(DATASET EXTRACT):
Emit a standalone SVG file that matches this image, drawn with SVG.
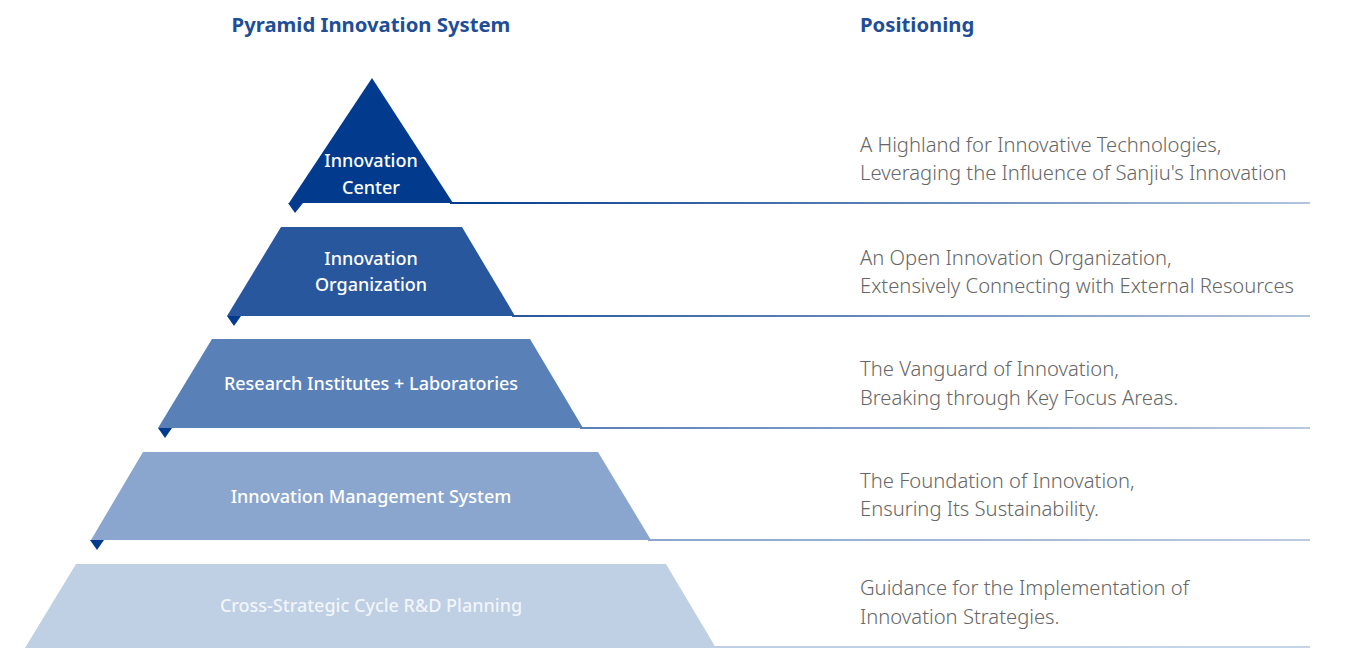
<svg xmlns="http://www.w3.org/2000/svg" width="1351" height="648" viewBox="0 0 1351 648">
<defs>
<linearGradient id="g1" x1="0" x2="1" y1="0" y2="0"><stop offset="0" stop-color="#023b8e"/><stop offset="1" stop-color="#b3c4dd"/></linearGradient>
<linearGradient id="g2" x1="0" x2="1" y1="0" y2="0"><stop offset="0" stop-color="#28579e"/><stop offset="1" stop-color="#b3c4dd"/></linearGradient>
<linearGradient id="g3" x1="0" x2="1" y1="0" y2="0"><stop offset="0" stop-color="#5a80b8"/><stop offset="1" stop-color="#b8c8e0"/></linearGradient>
<linearGradient id="g4" x1="0" x2="1" y1="0" y2="0"><stop offset="0" stop-color="#8aa6ce"/><stop offset="1" stop-color="#bccbe2"/></linearGradient>
<linearGradient id="g5" x1="0" x2="1" y1="0" y2="0"><stop offset="0" stop-color="#bfcfe4"/><stop offset="1" stop-color="#c6d4e8"/></linearGradient>
</defs>
<style>
.hd{font-family:"Noto Sans","Open Sans",sans-serif;font-weight:700;font-size:20.3px;fill:#1f4e96}
.lb{font-family:"Noto Sans","Open Sans",sans-serif;font-weight:500;font-size:18px;fill:#ffffff;text-anchor:middle}
.ds{font-family:"Noto Sans","Open Sans",sans-serif;font-weight:300;font-size:20.2px;fill:#666666}
.tab{fill:#023b8e}
</style>
<text class="hd" x="371" y="32" text-anchor="middle">Pyramid Innovation System</text>
<text class="hd" x="860" y="32">Positioning</text>
<g id="connectors">
<rect x="450" y="202" width="860" height="2" fill="url(#g1)"/>
<rect x="512" y="315" width="798" height="2" fill="url(#g2)"/>
<rect x="580" y="427" width="730" height="2" fill="url(#g3)"/>
<rect x="648" y="539" width="662" height="2" fill="url(#g4)"/>
<rect x="714" y="646" width="596" height="2" fill="url(#g5)"/>
</g>
<g id="level1">
<polygon points="372,78 453,203 289,203" fill="#023b8e"/>
<polygon class="tab" points="288,203 303,203 295,213"/>
<text class="lb" x="371" y="167">Innovation</text>
<text class="lb" x="371" y="194">Center</text>
<text class="ds" x="860" y="152">A Highland for Innovative Technologies,</text>
<text class="ds" x="860" y="180">Leveraging the Influence of Sanjiu's Innovation</text>
</g>
<g id="level2">
<polygon points="281,227 462,227 515,316 227,316" fill="#28579e"/>
<polygon class="tab" points="227,316 241,316 234,326"/>
<text class="lb" x="371" y="265">Innovation</text>
<text class="lb" x="371" y="291">Organization</text>
<text class="ds" x="860" y="265">An Open Innovation Organization,</text>
<text class="ds" x="860" y="293">Extensively Connecting with External Resources</text>
</g>
<g id="level3">
<polygon points="212,339 530,339 583,428 158,428" fill="#5a80b8"/>
<polygon class="tab" points="158,428 172,428 165,438"/>
<text class="lb" x="371" y="390">Research Institutes + Laboratories</text>
<text class="ds" x="860" y="376">The Vanguard of Innovation,</text>
<text class="ds" x="860" y="405">Breaking through Key Focus Areas.</text>
</g>
<g id="level4">
<polygon points="143,452 598,452 651,540 91,540" fill="#8aa6ce"/>
<polygon class="tab" points="90,540 104,540 97,550"/>
<text class="lb" x="371" y="503">Innovation Management System</text>
<text class="ds" x="860" y="488">The Foundation of Innovation,</text>
<text class="ds" x="860" y="516">Ensuring Its Sustainability.</text>
</g>
<g id="level5">
<polygon points="76,564 666,564 716,648 25,648" fill="#bfcfe4"/>
<text class="lb" x="371" y="612" style="fill:#f2f5fa">Cross-Strategic Cycle R&amp;D Planning</text>
<text class="ds" x="860" y="595">Guidance for the Implementation of</text>
<text class="ds" x="860" y="624">Innovation Strategies.</text>
</g>
</svg>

(WORK TO BE COMPLETED): With the pictures left out, transcribe the material exactly.

(FINISHED EXERCISE):
Emit a standalone SVG file that matches this image, drawn with SVG.
<svg xmlns="http://www.w3.org/2000/svg" width="1351" height="648" viewBox="0 0 1351 648">
<defs>
<linearGradient id="g1" x1="0" x2="1" y1="0" y2="0"><stop offset="0" stop-color="#023b8e"/><stop offset="1" stop-color="#b3c4dd"/></linearGradient>
<linearGradient id="g2" x1="0" x2="1" y1="0" y2="0"><stop offset="0" stop-color="#28579e"/><stop offset="1" stop-color="#b3c4dd"/></linearGradient>
<linearGradient id="g3" x1="0" x2="1" y1="0" y2="0"><stop offset="0" stop-color="#5a80b8"/><stop offset="1" stop-color="#b8c8e0"/></linearGradient>
<linearGradient id="g4" x1="0" x2="1" y1="0" y2="0"><stop offset="0" stop-color="#8aa6ce"/><stop offset="1" stop-color="#bccbe2"/></linearGradient>
<linearGradient id="g5" x1="0" x2="1" y1="0" y2="0"><stop offset="0" stop-color="#bfcfe4"/><stop offset="1" stop-color="#c6d4e8"/></linearGradient>
</defs>
<style>
.hd{font-family:"Noto Sans","Open Sans",sans-serif;font-weight:700;font-size:20.3px;fill:#1f4e96}
.lb{font-family:"Noto Sans","Open Sans",sans-serif;font-weight:500;font-size:18px;fill:#ffffff;text-anchor:middle}
.ds{font-family:"Noto Sans","Open Sans",sans-serif;font-weight:300;font-size:20.2px;fill:#666666}
.tab{fill:#023b8e}
</style>
<text class="hd" x="371" y="32" text-anchor="middle">Pyramid Innovation System</text>
<text class="hd" x="860" y="32">Positioning</text>
<g id="connectors">
<rect x="450" y="202" width="860" height="2" fill="url(#g1)"/>
<rect x="512" y="315" width="798" height="2" fill="url(#g2)"/>
<rect x="580" y="427" width="730" height="2" fill="url(#g3)"/>
<rect x="648" y="539" width="662" height="2" fill="url(#g4)"/>
<rect x="714" y="646" width="596" height="2" fill="url(#g5)"/>
</g>
<g id="level1">
<polygon points="372,78 453,203 289,203" fill="#023b8e"/>
<polygon class="tab" points="288,203 303,203 295,213"/>
<text class="lb" x="371" y="167">Innovation</text>
<text class="lb" x="371" y="194">Center</text>
<text class="ds" x="860" y="152">A Highland for Innovative Technologies,</text>
<text class="ds" x="860" y="180">Leveraging the Influence of Sanjiu's Innovation</text>
</g>
<g id="level2">
<polygon points="281,227 462,227 515,316 227,316" fill="#28579e"/>
<polygon class="tab" points="227,316 241,316 234,326"/>
<text class="lb" x="371" y="265">Innovation</text>
<text class="lb" x="371" y="291">Organization</text>
<text class="ds" x="860" y="265">An Open Innovation Organization,</text>
<text class="ds" x="860" y="293">Extensively Connecting with External Resources</text>
</g>
<g id="level3">
<polygon points="212,339 530,339 583,428 158,428" fill="#5a80b8"/>
<polygon class="tab" points="158,428 172,428 165,438"/>
<text class="lb" x="371" y="390">Research Institutes + Laboratories</text>
<text class="ds" x="860" y="376">The Vanguard of Innovation,</text>
<text class="ds" x="860" y="405">Breaking through Key Focus Areas.</text>
</g>
<g id="level4">
<polygon points="143,452 598,452 651,540 91,540" fill="#8aa6ce"/>
<polygon class="tab" points="90,540 104,540 97,550"/>
<text class="lb" x="371" y="503">Innovation Management System</text>
<text class="ds" x="860" y="488">The Foundation of Innovation,</text>
<text class="ds" x="860" y="516">Ensuring Its Sustainability.</text>
</g>
<g id="level5">
<polygon points="76,564 666,564 716,648 25,648" fill="#bfcfe4"/>
<text class="lb" x="371" y="612" style="fill:#f2f5fa">Cross-Strategic Cycle R&amp;D Planning</text>
<text class="ds" x="860" y="595">Guidance for the Implementation of</text>
<text class="ds" x="860" y="624">Innovation Strategies.</text>
</g>
</svg>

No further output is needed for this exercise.